Note: This only works if you have permissions to rename the your websites root directory, e.g. www, AND you can create new directories on the same level or higher as your websites root directory.

Warning: The first time you attempt this, always make sure you do a complete backup of your Drupal installation, so you can recover if anything goes wrong.

Before we begin, it is always a good idea to check the release notes to see if any changes have been made to .htaccess, robots.txt, or settings.php. If they have, you need to re-apply your changes to these files after your upgrade; otherwise, you can just reuse your existing.

  1. Download the latest version of Drupal to your local computer and unzip/untar it. You should have a directory named drupal-7.20 where you extracted the latest Drupal version, with the Drupal files directly inside this directory.
  2. Delete the sites directory in the drupal-7.20 directory.
  3. Upload the drupal-7.20 directory to the FTP root on your webserver, e.g. /drupal-7.20. Once the upload finishes, you should have two directories in your FTP root, the /www directory where the website is located and the /drupal-7.20 directory you just uploaded.
  4. Login to you Drupal installation as administrator and put the site into maintenance mode.
  5. On the FTP server, switch to the root directory, i.e. /.
  6. In this step, we move the sites directory from the www directory to the drupal-7.20 directory. It is important to execute these FTP commands right after each other, i.e. no changing directories, etc., in-between. How you send custom FTP commands to your FTP server depends on your FTP client. In e.g. FileZilla, go to the menu Server and select Enter custom command….

    • First execute this FTP command: rnfr www/sites.

      The server should respond with a “350 File or directory exists, ready for destination name” message.

    • Then execute this FTP command: rnto drupal-7.20/sites.

      The server should respond with a “Response: 250 Rename successful” message.

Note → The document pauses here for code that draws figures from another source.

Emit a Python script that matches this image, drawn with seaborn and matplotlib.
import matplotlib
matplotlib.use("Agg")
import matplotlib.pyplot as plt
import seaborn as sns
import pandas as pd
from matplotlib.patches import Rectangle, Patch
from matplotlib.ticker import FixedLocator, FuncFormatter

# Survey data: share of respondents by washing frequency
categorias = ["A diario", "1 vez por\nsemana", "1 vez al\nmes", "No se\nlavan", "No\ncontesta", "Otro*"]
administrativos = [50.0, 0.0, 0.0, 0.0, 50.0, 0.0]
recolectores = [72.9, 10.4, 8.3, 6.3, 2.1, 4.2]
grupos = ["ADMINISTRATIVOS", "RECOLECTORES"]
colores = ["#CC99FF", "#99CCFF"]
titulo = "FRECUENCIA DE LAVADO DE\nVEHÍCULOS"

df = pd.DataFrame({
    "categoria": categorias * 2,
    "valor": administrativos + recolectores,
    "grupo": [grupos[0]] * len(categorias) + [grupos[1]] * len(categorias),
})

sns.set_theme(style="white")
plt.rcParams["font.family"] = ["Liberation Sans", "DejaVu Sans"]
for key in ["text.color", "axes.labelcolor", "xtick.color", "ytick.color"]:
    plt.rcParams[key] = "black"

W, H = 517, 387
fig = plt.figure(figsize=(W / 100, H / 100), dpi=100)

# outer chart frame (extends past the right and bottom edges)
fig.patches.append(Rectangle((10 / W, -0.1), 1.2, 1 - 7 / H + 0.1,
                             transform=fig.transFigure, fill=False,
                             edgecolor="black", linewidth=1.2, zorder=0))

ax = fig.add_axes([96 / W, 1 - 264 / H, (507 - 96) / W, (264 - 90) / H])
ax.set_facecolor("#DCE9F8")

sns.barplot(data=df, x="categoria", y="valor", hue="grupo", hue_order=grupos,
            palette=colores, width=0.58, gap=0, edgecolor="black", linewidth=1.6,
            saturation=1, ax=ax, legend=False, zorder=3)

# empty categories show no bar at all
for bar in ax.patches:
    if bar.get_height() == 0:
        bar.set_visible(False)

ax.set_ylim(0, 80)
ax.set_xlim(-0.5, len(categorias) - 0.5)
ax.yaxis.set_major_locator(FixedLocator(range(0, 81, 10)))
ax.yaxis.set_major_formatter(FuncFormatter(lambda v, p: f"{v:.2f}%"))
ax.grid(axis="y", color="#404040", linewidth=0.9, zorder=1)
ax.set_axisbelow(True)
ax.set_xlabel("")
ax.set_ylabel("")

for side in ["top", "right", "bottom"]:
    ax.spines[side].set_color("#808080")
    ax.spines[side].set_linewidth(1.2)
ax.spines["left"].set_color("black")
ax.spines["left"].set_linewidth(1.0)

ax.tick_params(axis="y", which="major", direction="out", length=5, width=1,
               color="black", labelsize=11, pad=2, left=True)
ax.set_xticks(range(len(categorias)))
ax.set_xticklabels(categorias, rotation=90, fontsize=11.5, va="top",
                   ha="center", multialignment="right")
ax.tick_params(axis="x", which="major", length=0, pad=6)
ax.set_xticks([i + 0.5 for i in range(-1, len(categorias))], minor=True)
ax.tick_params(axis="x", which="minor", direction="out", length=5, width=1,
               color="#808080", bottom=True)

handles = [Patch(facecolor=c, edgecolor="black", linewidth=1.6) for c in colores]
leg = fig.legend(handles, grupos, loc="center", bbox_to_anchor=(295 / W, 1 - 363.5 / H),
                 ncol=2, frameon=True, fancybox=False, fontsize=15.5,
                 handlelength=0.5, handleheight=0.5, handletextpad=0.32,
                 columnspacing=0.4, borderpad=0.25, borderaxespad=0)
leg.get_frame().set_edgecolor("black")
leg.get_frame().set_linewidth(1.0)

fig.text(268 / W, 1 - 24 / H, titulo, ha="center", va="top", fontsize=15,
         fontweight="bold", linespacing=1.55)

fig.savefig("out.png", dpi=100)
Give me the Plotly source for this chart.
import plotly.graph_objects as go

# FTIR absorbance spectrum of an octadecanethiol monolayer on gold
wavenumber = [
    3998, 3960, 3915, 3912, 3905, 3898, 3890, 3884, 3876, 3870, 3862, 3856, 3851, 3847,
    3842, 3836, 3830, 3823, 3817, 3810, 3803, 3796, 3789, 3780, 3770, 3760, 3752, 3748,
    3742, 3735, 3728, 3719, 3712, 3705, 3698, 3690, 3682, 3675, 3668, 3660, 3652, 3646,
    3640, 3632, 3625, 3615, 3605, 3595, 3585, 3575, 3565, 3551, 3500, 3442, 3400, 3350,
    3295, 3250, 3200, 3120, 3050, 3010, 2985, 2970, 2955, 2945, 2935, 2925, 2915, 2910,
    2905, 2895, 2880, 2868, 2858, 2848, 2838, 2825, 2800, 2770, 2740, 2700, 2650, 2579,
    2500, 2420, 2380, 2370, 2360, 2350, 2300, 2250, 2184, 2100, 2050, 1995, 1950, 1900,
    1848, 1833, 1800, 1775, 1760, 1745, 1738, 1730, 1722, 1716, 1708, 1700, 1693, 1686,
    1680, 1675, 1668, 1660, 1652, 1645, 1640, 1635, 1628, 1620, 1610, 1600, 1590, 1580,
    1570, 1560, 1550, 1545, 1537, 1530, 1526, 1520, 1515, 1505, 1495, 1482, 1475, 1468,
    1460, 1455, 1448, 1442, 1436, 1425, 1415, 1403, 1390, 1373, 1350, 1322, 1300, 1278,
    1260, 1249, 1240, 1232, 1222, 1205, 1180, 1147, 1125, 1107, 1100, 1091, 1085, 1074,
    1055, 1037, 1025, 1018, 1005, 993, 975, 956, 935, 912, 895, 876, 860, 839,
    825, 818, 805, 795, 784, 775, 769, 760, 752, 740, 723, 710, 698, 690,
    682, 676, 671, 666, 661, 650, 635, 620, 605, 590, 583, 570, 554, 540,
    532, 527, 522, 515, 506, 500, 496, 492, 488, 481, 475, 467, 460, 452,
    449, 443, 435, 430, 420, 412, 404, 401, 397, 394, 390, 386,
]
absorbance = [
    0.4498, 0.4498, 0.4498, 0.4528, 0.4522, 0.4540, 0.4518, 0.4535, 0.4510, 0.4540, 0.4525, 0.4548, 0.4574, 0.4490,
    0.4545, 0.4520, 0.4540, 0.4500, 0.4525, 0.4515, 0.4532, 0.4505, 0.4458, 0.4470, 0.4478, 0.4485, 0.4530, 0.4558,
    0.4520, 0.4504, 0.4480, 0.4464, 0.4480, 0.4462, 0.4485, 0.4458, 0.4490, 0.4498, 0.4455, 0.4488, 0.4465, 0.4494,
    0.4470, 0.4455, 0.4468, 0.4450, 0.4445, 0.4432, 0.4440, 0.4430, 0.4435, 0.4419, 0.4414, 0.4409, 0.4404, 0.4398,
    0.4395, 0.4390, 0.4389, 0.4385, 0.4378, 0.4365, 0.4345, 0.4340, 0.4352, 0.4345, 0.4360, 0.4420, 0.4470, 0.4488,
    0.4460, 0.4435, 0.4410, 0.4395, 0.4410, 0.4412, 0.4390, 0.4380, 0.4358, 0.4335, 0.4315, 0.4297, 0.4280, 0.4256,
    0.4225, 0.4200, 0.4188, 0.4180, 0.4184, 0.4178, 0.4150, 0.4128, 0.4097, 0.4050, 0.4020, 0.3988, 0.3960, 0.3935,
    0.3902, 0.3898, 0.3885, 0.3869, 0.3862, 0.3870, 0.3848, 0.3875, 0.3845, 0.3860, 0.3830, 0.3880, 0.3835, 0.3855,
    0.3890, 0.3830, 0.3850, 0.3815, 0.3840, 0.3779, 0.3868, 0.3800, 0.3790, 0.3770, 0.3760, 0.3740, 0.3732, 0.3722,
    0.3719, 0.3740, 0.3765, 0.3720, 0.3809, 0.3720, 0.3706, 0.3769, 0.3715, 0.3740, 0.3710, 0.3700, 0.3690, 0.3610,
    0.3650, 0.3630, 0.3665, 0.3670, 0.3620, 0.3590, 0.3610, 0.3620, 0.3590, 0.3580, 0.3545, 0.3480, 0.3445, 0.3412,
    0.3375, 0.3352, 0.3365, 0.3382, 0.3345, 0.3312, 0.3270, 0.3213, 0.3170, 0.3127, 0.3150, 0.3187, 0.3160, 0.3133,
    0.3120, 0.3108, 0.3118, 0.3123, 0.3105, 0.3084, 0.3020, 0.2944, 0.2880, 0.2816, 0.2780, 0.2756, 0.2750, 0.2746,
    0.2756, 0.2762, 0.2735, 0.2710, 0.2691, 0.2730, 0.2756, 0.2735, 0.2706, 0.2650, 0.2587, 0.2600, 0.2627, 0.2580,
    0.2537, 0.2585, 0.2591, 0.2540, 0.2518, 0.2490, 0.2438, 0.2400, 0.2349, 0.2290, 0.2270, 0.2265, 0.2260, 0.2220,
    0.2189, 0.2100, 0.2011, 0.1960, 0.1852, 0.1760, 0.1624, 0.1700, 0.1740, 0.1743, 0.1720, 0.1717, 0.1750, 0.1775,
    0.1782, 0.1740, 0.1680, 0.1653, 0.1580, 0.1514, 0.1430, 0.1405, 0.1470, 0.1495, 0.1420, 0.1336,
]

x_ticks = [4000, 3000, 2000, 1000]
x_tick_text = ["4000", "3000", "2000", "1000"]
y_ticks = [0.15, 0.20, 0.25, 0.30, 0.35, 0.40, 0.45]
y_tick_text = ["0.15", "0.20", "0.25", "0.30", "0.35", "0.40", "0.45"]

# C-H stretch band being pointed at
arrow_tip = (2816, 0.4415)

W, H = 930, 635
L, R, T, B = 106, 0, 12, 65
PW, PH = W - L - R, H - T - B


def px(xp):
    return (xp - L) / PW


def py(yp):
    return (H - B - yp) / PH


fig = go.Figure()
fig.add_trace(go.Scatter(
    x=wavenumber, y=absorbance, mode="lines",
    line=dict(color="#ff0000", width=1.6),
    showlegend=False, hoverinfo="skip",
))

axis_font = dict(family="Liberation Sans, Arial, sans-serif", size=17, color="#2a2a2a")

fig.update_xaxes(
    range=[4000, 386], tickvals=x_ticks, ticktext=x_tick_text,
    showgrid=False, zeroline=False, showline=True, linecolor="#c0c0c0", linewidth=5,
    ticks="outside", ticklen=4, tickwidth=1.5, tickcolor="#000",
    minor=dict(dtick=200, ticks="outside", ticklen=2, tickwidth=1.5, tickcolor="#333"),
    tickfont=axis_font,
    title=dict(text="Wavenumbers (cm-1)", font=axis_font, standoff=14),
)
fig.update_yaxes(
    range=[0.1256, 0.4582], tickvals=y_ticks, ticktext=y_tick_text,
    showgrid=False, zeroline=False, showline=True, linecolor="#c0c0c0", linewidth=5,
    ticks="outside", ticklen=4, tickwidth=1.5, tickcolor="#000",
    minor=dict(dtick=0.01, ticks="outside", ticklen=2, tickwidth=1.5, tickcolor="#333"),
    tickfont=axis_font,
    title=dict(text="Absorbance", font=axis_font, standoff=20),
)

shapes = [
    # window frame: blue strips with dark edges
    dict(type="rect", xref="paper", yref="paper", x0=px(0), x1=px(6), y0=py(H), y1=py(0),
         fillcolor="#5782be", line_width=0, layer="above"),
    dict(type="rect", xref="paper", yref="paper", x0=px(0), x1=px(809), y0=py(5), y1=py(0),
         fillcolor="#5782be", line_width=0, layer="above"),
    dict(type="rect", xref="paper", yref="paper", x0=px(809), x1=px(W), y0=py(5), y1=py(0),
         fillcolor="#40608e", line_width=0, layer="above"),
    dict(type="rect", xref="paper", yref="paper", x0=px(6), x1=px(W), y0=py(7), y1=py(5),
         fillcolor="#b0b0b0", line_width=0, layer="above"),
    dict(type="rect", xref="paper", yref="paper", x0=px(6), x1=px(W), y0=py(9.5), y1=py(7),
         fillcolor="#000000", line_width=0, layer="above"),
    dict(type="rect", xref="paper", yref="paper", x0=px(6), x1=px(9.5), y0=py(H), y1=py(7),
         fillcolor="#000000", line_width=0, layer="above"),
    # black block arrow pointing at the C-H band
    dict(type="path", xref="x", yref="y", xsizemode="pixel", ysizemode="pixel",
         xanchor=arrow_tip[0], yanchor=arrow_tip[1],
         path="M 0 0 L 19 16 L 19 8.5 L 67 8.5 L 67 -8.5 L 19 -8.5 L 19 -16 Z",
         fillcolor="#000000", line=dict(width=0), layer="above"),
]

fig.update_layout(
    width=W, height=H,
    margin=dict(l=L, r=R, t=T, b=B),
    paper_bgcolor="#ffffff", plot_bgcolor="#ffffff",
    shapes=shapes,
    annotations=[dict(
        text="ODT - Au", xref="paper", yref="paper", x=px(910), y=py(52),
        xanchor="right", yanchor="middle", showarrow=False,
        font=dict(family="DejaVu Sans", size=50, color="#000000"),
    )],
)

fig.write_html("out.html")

  7. Rename the www directory to something else, e.g. old-www.
  8. Rename the drupal-7.20 directory to www.
  9. Optional: If you need to re-apply changes to your .htaccess or robots.txt files, do so now. If the version of Drupal you upgrades to did not make any changes to these files, simply move them from the old-www folder to the www folder. The same applies to the settings.php and default-settings.php file.
  10. Go to your website and run update.php, then take the site out of maintenance mode.

… and you are done!

I hope this help others save a little frustration and time when doing Drupal upgrades.